Le point sur...

Idées

En politique ou en sport, les événements ont une date. Les idées en revanche ne se laissent pas facilement classer par millésime. Découper une tranche annuelle dans les courants multiples et l'évolution de la vie intellectuelle, c'est évidemment un artifice. Cela n'empêche pas 1991 d'avoir une unité relativement cohérente dans le domaine des sciences humaines et de la philosophie. En premier lieu, l'emprise de l'actualité mondiale s'y est fait plus vivement sentir qu'il n'est d'usage.
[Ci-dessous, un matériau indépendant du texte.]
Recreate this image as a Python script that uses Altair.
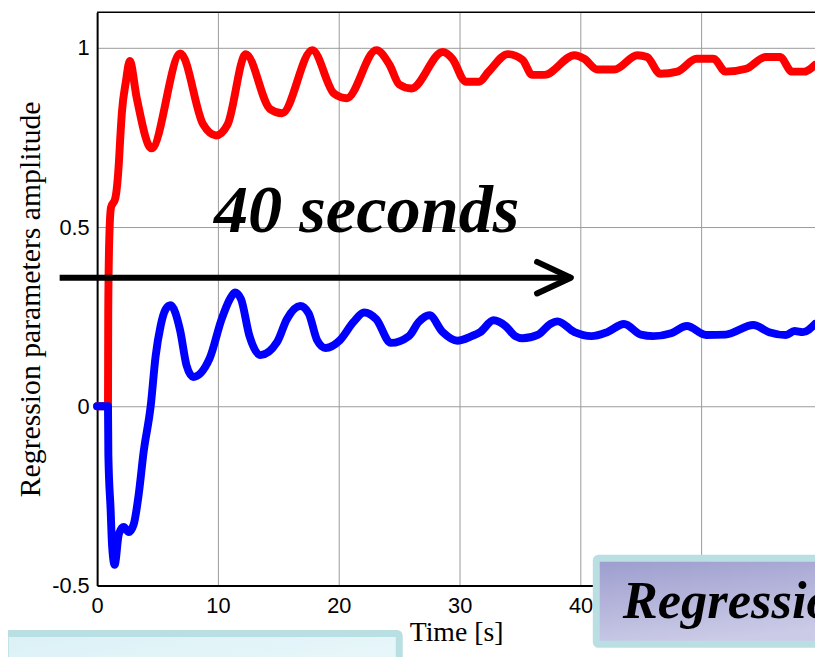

La guerre du Golfe commence par accaparer les esprits, suscitant des débats culturels autant que politiques. Ils éclipsent un temps toute autre préoccupation. L'omniprésence des médias et l'absence de toute information donnent rapidement lieu à une série d'ouvrages d'analyse, comme ceux de Dominique Wolton, War Game. L'information et la guerre (Flammarion) ou de Jean Baudrillard, La guerre du Golfe n'a pas eu lieu (Galilée), alors que Régis Debray publie une somme ambitieuse, qui n'a pas été élaborée pour la circonstance, sous la forme d'un Cours de médiologie générale (Gallimard), où il propose une théorie d'ensemble des mécanismes de la communication.

L'Occident et les autres

Coïncidence plutôt que projet concerté, l'Orient et la guerre sont des thèmes privilégiés de nombreuses publications. Orient proche, avec par exemple le beau travail de Christian Jambet la Grande Résurrection d'Alamût. Les formes de la liberté dans le shiisme ismaélien (Verdier), ou Extrême-Orient, avec une pléiade de titres consacrés aux cultures d'Asie, parmi lesquels les Indes florissantes, de Guy Deleury, font découvrir les écrits méconnus des voyageurs français du siècle des Lumières (Laffont). La guerre qui préoccupe plusieurs auteurs n'est pas celle du Golfe mais celle qui vit se perpétrer les crimes nazis. L'existence des camps de la mort, des chambres à gaz et du génocide du peuple juif conduisent Tzetan Todorov Face à l'extrême (Seuil), méditation sur la morale au temps de l'inhumain, tandis que Pierre Vidal-Naquet poursuit un combat rigoureux et lucide pour les Juifs, la mémoire et le présent (tome II, Seuil).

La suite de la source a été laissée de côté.